• [What you have to do]
The line containing "(8,10) -- (1210,10);" marks the end: extract everything from the first line of the data through that line, exactly, with no pictures.

• [Data block]
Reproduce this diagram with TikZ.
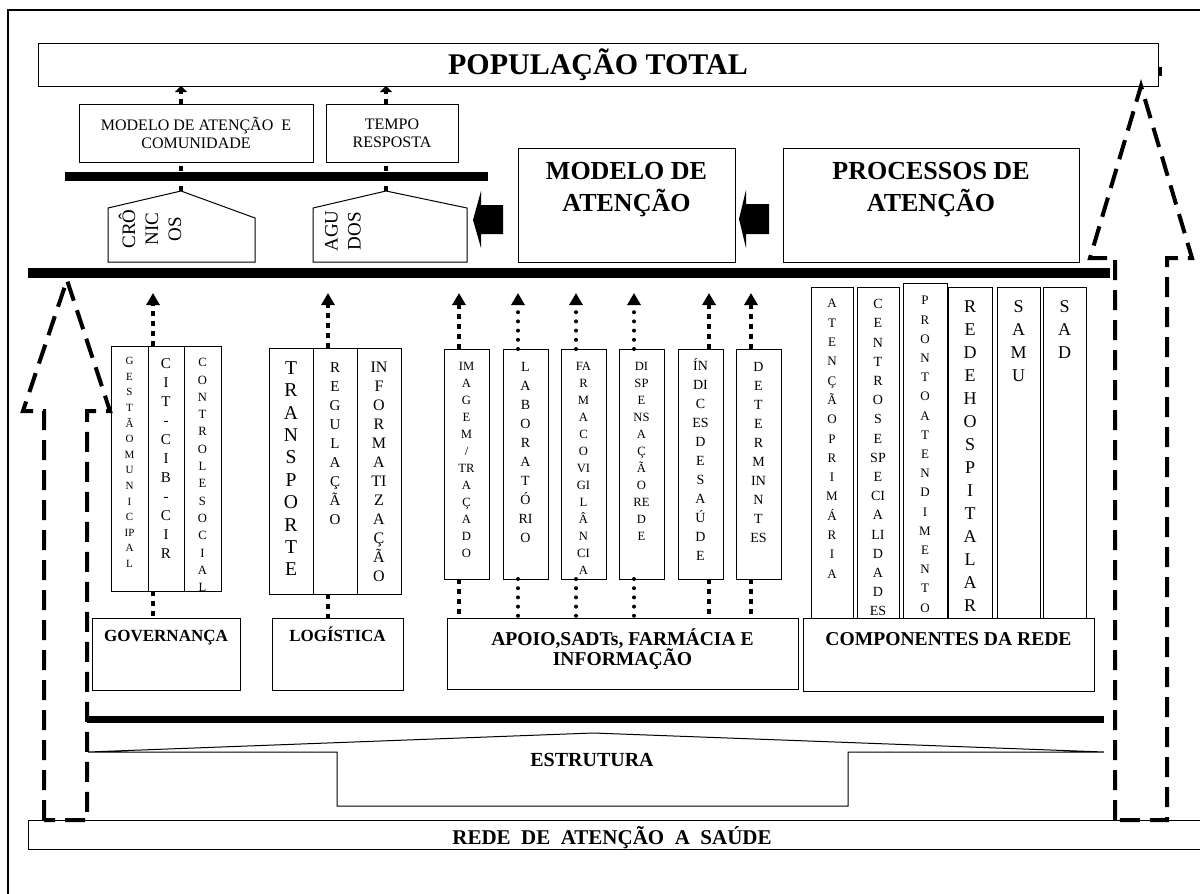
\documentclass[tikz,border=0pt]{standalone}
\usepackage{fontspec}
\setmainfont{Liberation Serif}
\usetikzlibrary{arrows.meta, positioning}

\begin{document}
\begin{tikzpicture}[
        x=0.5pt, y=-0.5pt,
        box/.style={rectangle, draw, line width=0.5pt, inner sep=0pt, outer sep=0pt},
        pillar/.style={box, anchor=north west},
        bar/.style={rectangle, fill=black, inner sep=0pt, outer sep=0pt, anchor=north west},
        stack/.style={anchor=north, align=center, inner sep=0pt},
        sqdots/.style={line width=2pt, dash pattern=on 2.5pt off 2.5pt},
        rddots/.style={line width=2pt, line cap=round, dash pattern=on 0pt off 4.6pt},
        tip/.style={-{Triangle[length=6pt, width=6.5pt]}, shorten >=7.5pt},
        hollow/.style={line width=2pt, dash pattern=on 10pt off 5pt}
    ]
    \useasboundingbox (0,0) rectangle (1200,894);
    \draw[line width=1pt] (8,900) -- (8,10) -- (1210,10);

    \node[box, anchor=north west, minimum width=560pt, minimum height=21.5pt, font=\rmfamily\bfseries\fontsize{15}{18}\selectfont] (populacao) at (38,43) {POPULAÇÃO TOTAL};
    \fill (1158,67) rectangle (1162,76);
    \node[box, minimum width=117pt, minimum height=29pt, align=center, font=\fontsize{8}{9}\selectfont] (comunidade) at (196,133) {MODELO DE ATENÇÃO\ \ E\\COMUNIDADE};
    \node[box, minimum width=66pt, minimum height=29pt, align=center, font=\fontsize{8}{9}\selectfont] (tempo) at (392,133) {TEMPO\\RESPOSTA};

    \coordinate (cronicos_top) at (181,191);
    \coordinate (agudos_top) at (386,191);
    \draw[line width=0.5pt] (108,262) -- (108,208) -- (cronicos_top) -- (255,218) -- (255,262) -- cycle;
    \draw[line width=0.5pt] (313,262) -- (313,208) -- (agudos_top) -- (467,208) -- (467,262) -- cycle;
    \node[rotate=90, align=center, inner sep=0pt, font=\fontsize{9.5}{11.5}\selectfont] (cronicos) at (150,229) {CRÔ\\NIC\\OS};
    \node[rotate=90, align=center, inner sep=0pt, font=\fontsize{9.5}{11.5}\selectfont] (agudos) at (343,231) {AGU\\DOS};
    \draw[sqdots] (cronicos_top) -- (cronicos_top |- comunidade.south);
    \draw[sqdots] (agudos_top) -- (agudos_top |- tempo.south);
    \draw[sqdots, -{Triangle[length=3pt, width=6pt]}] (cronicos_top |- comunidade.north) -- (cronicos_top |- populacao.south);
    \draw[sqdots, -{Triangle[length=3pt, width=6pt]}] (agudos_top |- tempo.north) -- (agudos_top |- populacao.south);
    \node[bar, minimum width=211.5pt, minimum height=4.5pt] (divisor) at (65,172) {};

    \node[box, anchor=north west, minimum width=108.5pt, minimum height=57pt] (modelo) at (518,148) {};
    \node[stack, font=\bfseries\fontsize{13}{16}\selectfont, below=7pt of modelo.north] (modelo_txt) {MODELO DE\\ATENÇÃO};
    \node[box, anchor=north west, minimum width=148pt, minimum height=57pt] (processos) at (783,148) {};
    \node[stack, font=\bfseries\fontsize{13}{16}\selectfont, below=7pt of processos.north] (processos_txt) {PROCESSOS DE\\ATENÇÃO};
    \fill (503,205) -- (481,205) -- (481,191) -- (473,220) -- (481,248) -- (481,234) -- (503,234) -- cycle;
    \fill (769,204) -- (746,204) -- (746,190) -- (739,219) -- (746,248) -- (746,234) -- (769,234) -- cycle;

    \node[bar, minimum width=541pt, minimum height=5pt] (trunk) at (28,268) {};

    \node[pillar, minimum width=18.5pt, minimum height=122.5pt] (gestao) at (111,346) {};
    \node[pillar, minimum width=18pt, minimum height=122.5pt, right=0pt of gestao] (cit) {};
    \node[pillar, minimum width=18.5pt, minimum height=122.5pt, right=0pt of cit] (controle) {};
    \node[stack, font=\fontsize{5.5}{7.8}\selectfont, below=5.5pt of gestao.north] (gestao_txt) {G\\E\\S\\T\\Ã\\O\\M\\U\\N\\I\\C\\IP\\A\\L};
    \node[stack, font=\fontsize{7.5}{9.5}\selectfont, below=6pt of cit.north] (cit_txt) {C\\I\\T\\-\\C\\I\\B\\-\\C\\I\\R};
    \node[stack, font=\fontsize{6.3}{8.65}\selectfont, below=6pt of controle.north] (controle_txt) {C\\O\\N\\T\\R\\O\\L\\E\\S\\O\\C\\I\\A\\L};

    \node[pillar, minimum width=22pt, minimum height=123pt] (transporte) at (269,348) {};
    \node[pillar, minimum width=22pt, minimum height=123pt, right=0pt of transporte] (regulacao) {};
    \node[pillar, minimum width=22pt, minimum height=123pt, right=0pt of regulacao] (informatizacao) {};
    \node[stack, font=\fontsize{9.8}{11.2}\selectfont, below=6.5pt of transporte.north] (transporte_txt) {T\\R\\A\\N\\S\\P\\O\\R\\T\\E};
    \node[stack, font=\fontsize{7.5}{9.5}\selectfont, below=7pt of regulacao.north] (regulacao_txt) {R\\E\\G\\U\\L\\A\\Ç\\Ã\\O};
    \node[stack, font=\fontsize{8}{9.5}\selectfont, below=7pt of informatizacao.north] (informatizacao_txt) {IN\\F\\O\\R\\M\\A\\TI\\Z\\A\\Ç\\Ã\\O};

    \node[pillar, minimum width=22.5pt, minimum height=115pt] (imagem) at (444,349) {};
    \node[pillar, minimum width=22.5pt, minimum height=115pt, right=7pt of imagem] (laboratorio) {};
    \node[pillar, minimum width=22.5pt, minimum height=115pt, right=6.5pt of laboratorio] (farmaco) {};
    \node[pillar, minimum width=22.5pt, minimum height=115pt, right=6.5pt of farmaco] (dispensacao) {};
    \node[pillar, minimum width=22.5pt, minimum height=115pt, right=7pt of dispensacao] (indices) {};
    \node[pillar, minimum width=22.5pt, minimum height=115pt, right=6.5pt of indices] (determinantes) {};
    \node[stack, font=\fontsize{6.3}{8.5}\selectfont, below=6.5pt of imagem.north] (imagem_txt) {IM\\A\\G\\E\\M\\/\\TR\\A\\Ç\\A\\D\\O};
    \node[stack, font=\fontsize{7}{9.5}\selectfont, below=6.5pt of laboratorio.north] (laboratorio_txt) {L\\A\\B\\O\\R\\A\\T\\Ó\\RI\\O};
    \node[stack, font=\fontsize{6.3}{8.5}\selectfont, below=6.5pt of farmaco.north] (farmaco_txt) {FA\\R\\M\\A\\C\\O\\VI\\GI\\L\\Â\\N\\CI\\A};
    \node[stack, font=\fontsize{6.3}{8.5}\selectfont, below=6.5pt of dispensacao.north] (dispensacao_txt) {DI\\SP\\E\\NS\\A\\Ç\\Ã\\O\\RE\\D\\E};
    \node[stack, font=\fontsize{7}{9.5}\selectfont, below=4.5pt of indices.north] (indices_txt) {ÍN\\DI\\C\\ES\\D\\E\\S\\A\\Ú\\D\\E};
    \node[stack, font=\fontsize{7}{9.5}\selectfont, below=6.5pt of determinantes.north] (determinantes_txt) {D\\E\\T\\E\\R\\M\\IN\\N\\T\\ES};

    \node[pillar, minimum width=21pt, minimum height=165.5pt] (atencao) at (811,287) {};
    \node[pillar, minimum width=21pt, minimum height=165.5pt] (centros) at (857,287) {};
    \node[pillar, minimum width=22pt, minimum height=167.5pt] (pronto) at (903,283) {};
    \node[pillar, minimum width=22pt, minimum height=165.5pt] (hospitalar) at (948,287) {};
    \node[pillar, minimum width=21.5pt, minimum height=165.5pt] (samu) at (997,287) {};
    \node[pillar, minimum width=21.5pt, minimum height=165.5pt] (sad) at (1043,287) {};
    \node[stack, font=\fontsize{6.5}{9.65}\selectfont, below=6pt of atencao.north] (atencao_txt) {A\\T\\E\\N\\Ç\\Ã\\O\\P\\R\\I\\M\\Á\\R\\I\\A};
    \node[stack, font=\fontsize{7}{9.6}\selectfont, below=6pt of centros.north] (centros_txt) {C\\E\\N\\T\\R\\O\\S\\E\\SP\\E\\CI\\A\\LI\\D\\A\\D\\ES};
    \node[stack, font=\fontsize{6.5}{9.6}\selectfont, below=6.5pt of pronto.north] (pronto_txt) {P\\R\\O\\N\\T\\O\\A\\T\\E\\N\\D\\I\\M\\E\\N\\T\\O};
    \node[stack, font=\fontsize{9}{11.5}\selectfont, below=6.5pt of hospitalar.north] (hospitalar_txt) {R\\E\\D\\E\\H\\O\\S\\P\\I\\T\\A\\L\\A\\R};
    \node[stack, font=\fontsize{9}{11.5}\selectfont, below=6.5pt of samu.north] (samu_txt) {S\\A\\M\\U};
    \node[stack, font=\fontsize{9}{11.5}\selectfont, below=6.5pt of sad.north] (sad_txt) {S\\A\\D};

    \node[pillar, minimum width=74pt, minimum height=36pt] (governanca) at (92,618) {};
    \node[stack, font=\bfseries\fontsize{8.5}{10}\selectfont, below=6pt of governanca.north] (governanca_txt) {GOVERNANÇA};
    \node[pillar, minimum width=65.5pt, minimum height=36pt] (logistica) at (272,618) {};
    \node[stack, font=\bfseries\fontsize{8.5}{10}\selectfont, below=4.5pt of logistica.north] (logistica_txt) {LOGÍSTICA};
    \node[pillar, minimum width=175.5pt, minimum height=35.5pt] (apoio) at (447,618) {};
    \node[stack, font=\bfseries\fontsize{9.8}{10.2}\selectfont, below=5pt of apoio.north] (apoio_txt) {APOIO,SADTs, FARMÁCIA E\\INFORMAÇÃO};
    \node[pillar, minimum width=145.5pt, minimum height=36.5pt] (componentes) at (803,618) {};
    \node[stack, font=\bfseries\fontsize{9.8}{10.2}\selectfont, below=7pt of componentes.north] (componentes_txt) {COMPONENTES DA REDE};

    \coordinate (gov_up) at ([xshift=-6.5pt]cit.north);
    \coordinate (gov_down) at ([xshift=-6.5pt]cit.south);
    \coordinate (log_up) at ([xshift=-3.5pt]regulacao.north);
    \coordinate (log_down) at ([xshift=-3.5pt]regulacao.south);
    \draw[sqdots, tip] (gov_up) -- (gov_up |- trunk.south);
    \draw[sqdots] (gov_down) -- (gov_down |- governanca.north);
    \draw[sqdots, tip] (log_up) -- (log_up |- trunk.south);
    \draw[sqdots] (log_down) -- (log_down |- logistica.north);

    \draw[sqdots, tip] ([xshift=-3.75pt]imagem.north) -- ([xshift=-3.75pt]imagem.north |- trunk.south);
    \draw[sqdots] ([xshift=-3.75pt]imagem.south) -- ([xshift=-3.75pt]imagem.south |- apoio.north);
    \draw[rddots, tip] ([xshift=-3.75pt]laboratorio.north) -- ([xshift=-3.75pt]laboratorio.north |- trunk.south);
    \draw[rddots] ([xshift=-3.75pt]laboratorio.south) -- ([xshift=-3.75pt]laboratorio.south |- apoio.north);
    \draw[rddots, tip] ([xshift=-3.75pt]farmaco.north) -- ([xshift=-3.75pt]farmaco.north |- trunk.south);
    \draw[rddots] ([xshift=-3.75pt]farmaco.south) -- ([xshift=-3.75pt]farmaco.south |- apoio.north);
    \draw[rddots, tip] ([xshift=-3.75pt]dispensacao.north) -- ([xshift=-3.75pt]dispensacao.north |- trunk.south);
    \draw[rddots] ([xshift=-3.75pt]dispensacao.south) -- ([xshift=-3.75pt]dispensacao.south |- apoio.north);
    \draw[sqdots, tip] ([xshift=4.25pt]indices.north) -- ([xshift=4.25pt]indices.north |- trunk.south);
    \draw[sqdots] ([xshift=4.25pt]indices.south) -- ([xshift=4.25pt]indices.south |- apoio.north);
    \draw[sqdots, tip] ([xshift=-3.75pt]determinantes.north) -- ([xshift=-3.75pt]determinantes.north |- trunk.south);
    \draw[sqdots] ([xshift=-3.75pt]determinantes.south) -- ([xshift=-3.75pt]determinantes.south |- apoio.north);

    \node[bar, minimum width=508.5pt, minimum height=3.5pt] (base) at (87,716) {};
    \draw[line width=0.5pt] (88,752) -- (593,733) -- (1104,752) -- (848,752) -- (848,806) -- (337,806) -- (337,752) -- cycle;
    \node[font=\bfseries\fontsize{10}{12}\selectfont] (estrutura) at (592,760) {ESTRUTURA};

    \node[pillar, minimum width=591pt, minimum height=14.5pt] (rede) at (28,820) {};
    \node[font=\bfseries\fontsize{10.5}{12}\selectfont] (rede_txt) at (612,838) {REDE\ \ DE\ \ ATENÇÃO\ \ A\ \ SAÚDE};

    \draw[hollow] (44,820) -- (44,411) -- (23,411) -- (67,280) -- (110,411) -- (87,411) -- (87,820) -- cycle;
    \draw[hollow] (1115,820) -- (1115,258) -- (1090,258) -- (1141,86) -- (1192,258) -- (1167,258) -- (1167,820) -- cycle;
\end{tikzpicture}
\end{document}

• [Written reply]
Reproduce this diagram with TikZ.
\documentclass[tikz,border=0pt]{standalone}
\usepackage{fontspec}
\setmainfont{Liberation Serif}
\usetikzlibrary{arrows.meta, positioning}

\begin{document}
\begin{tikzpicture}[
        x=0.5pt, y=-0.5pt,
        box/.style={rectangle, draw, line width=0.5pt, inner sep=0pt, outer sep=0pt},
        pillar/.style={box, anchor=north west},
        bar/.style={rectangle, fill=black, inner sep=0pt, outer sep=0pt, anchor=north west},
        stack/.style={anchor=north, align=center, inner sep=0pt},
        sqdots/.style={line width=2pt, dash pattern=on 2.5pt off 2.5pt},
        rddots/.style={line width=2pt, line cap=round, dash pattern=on 0pt off 4.6pt},
        tip/.style={-{Triangle[length=6pt, width=6.5pt]}, shorten >=7.5pt},
        hollow/.style={line width=2pt, dash pattern=on 10pt off 5pt}
    ]
    \useasboundingbox (0,0) rectangle (1200,894);
    \draw[line width=1pt] (8,900) -- (8,10) -- (1210,10);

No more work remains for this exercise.